-------- Dataset content
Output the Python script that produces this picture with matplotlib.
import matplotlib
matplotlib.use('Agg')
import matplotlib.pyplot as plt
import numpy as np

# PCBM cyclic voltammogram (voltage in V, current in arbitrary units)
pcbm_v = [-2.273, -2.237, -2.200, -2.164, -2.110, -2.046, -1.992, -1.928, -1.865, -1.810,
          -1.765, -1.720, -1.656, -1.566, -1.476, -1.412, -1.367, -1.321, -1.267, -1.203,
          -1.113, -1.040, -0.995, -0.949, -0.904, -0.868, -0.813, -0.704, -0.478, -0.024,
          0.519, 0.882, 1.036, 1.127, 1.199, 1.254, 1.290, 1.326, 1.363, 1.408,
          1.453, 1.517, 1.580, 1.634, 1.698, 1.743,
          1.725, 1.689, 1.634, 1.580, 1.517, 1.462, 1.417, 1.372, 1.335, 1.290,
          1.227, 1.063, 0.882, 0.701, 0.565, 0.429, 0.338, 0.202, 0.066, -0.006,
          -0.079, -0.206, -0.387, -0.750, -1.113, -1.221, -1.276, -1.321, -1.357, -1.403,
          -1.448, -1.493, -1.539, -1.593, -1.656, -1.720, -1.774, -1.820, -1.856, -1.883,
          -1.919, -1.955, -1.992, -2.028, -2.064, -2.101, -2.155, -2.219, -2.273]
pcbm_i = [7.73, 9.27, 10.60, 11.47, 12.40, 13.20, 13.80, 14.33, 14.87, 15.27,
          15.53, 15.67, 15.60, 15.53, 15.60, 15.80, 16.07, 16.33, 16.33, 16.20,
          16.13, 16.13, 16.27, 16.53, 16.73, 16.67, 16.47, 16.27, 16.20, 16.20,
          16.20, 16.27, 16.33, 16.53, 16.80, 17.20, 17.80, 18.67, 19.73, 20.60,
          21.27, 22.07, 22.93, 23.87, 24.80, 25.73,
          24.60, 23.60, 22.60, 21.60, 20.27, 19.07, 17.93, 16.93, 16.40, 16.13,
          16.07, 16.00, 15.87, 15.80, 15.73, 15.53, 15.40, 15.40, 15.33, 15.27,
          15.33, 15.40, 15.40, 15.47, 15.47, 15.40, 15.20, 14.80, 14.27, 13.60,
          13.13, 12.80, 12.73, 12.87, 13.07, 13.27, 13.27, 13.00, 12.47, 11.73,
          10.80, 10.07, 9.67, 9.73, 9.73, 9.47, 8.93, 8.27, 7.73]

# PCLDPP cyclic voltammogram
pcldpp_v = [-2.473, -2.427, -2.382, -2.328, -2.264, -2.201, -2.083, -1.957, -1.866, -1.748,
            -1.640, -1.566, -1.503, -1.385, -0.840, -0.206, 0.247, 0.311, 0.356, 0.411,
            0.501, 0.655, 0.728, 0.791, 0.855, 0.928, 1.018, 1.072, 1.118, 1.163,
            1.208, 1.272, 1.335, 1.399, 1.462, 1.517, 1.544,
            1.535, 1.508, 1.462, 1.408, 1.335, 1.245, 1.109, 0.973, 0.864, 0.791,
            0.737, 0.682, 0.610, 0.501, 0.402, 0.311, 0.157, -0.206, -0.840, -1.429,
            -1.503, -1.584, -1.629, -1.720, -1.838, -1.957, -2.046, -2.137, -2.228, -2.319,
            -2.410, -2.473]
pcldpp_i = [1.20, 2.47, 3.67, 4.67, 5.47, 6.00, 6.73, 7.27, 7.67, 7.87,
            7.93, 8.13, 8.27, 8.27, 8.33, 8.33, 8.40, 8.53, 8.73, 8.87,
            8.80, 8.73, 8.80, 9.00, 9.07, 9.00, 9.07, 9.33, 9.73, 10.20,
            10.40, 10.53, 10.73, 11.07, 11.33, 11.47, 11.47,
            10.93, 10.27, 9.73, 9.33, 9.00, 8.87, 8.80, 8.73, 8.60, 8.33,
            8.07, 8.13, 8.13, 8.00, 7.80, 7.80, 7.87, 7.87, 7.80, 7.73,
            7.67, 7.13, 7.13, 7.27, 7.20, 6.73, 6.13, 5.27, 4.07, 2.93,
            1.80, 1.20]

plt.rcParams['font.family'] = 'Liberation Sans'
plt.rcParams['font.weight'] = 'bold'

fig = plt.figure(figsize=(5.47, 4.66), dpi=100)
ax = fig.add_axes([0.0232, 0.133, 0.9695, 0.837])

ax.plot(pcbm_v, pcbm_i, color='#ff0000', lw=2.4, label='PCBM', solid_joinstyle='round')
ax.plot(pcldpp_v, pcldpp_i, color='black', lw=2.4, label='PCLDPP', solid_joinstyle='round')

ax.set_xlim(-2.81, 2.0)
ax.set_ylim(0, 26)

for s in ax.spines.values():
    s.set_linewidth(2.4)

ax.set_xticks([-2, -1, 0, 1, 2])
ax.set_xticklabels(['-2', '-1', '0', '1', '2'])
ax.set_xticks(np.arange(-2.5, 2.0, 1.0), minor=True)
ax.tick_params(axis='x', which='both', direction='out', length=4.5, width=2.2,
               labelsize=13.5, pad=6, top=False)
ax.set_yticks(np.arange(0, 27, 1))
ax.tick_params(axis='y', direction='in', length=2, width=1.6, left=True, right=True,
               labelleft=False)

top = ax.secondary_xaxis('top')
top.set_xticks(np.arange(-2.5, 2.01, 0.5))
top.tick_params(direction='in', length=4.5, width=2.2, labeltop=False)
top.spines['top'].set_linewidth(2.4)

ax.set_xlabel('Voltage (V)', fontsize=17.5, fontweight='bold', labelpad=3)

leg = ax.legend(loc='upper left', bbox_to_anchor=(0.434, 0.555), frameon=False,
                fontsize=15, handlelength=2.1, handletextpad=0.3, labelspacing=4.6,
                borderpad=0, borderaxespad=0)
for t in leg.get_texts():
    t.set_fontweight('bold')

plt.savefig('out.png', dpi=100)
----------------
Do this
Print, unaltered, every line from the beginning of the material down to the line with "import numpy as np".

Written answer
Output the Python script that produces this picture with matplotlib.
import matplotlib
matplotlib.use('Agg')
import matplotlib.pyplot as plt
import numpy as np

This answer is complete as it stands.